L'Associazione vuole favorire l'alchimia di differenti linguaggi, promuovendo spazi di arte, cultura e spettacolo, convogliando le energie nascoste, rintracciando il messaggio archetipico attraverso la narrazione, tentando di recuperare i meandri del proprio Sé, per creare momenti di incontro, scambio e ascolto e per gioire dell'Incanto della Vita. L'aspetto narrativo si è già concretizzato nel 2016 attraverso l'esperito Concorso letterario sulla fiaba; la fiaba è metafora di vita: se il suo linguaggio è ricco e articolato, anche la vita, di conseguenza, sarà ricca e articolata, capace, come per i personaggi delle fiabe, di conservare una nicchia di libertà che faccia considerare l'alterità, l'altro, come un patrimonio da tesaurizzare.

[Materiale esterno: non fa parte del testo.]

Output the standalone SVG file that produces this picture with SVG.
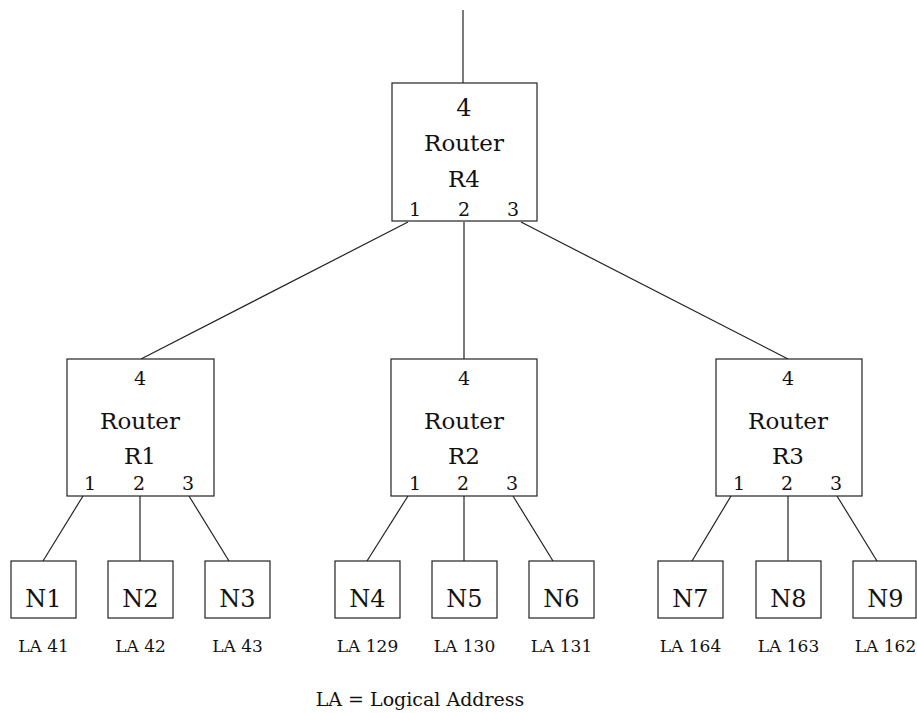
<svg xmlns="http://www.w3.org/2000/svg" width="917" height="713" viewBox="0 0 917 713">
<style>
rect{fill:#fff;stroke:#222;stroke-width:1.2}
line{stroke:#222;stroke-width:1.2}
text{font-family:"DejaVu Serif","Liberation Serif",serif;fill:#111;text-anchor:middle}
.big{font-size:24px}
.rt{font-size:23px}
.pt{font-size:19px}
.nl{font-size:24px}
.la{font-size:17px}
.ft{font-size:19px}
</style>
<rect x="0" y="0" width="917" height="713" style="stroke:none"/>
<g id="connectors">
<line x1="463" y1="10" x2="463" y2="83"/>
<line x1="408" y1="222" x2="141" y2="359"/>
<line x1="464" y1="222" x2="464" y2="359"/>
<line x1="521" y1="222" x2="788" y2="359"/>
<line x1="83" y1="496" x2="43" y2="561"/>
<line x1="140" y1="496" x2="140" y2="561"/>
<line x1="189" y1="496" x2="229" y2="561"/>
<line x1="408" y1="496" x2="367" y2="561"/>
<line x1="464" y1="496" x2="464" y2="561"/>
<line x1="513" y1="496" x2="553" y2="561"/>
<line x1="731" y1="496" x2="692" y2="561"/>
<line x1="788" y1="496" x2="788" y2="561"/>
<line x1="837" y1="496" x2="877" y2="561"/>
</g>
<g id="R4">
<rect x="392" y="83" width="145" height="138"/>
<text class="big" x="464" y="116">4</text>
<text class="rt" x="464" y="151">Router</text>
<text class="rt" x="464" y="187">R4</text>
<text class="pt" x="415" y="216">1</text>
<text class="pt" x="464" y="216">2</text>
<text class="pt" x="513" y="216">3</text>
</g>
<g id="R1">
<rect x="67" y="359" width="147" height="137"/>
<text class="pt" x="140" y="385">4</text>
<text class="rt" x="140" y="429">Router</text>
<text class="rt" x="140" y="464">R1</text>
<text class="pt" x="90" y="490">1</text>
<text class="pt" x="139" y="490">2</text>
<text class="pt" x="188" y="490">3</text>
</g>
<g id="R2">
<rect x="391" y="359" width="146" height="137"/>
<text class="pt" x="464" y="385">4</text>
<text class="rt" x="464" y="429">Router</text>
<text class="rt" x="464" y="464">R2</text>
<text class="pt" x="415" y="490">1</text>
<text class="pt" x="463" y="490">2</text>
<text class="pt" x="512" y="490">3</text>
</g>
<g id="R3">
<rect x="716" y="359" width="146" height="137"/>
<text class="pt" x="788" y="385">4</text>
<text class="rt" x="788" y="429">Router</text>
<text class="rt" x="788" y="464">R3</text>
<text class="pt" x="739" y="490">1</text>
<text class="pt" x="787" y="490">2</text>
<text class="pt" x="836" y="490">3</text>
</g>
<g id="N1"><rect x="11" y="561" width="65" height="57"/><text class="nl" x="43.5" y="607">N1</text><text class="la" x="43.5" y="652">LA 41</text></g>
<g id="N2"><rect x="108" y="561" width="65" height="57"/><text class="nl" x="140.5" y="607">N2</text><text class="la" x="140.5" y="652">LA 42</text></g>
<g id="N3"><rect x="205" y="561" width="65" height="57"/><text class="nl" x="237.5" y="607">N3</text><text class="la" x="237.5" y="652">LA 43</text></g>
<g id="N4"><rect x="335" y="561" width="65" height="57"/><text class="nl" x="367.5" y="607">N4</text><text class="la" x="367.5" y="652">LA 129</text></g>
<g id="N5"><rect x="432" y="561" width="65" height="57"/><text class="nl" x="464.5" y="607">N5</text><text class="la" x="464.5" y="652">LA 130</text></g>
<g id="N6"><rect x="529" y="561" width="65" height="57"/><text class="nl" x="561.5" y="607">N6</text><text class="la" x="561.5" y="652">LA 131</text></g>
<g id="N7"><rect x="658" y="561" width="65" height="57"/><text class="nl" x="690.5" y="607">N7</text><text class="la" x="690.5" y="652">LA 164</text></g>
<g id="N8"><rect x="756" y="561" width="65" height="57"/><text class="nl" x="788.5" y="607">N8</text><text class="la" x="788.5" y="652">LA 163</text></g>
<g id="N9"><rect x="853" y="561" width="63" height="57"/><text class="nl" x="885.5" y="607">N9</text><text class="la" x="885.5" y="652">LA 162</text></g>
<text class="ft" x="420" y="706">LA = Logical Address</text>
</svg>
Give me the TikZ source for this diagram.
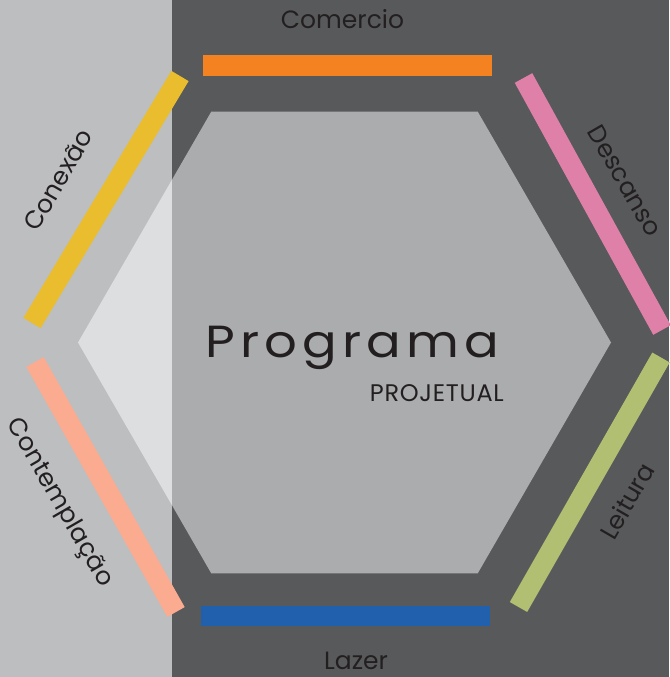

L'intento è quindi quello di compiere il “varo” di un “Festivalincantiere” quale contenitore di numerose iniziative, in primis il recupero del concorso letterario sulla fiaba, per poter consentire di viaggiare con l'immaginazione, strumento di fondamentale importanza per creare uno spazio e un tempo migliori in cui vivere e per offrire al Comune l'ampliamento della propria visibilità culturale sia a livello locale sia nazionale e oltre.
«I luoghi hanno un'anima. Il nostro compito è di scoprirla. Esattamente come accade per la persona umana.» scrive James Hillman
La triste verità è che la vera vita dell'uomo è dilacerata da un complesso di inesorabili contrari: giorno e notte, nascita e morte, felicità e sventura, bene e male. Non possiamo neppure essere certi che l'uno prevarrà sull'altro, che il bene sconfiggerà il male, o la gioia si affermerà sul dolore. La vita è un campo di battaglia: così è sempre stata e così sarà sempre: se così non fosse finirebbe la vita. (C.G.Jung, L'uomo e i suoi simboli)
Pedagogia della fiaba
La fiaba è metafora di vita: se il suo linguaggio è ricco e articolato, anche la vita, di conseguenza, sarà ricca e articolata, capace, come per i personaggi delle fiabe, di conservare una nicchia di libertà che faccia considerare l'alterità, l'altro, come un patrimonio da tesaurizzare e non come un competitor o peggio come un diverso stigmatizzabile in minus da omologare coercitivamente.
"L'aspetto linguistico così intenso ed evocante contesti e costrutti, spesso caduti nell'oblio, è il necessario contenitore, è la pelle del daimon che consente a ciascuno di riappropriarsi di conoscenza e di dignità, ricordando a tutti e a ognuno che l'ignoranza è la radice di tutti i mali". (Giancarlo Malombra in "Narrazione e luoghi. Per una nuova Intercultura", di Castellani e Malombra, Ed Franco Angeli).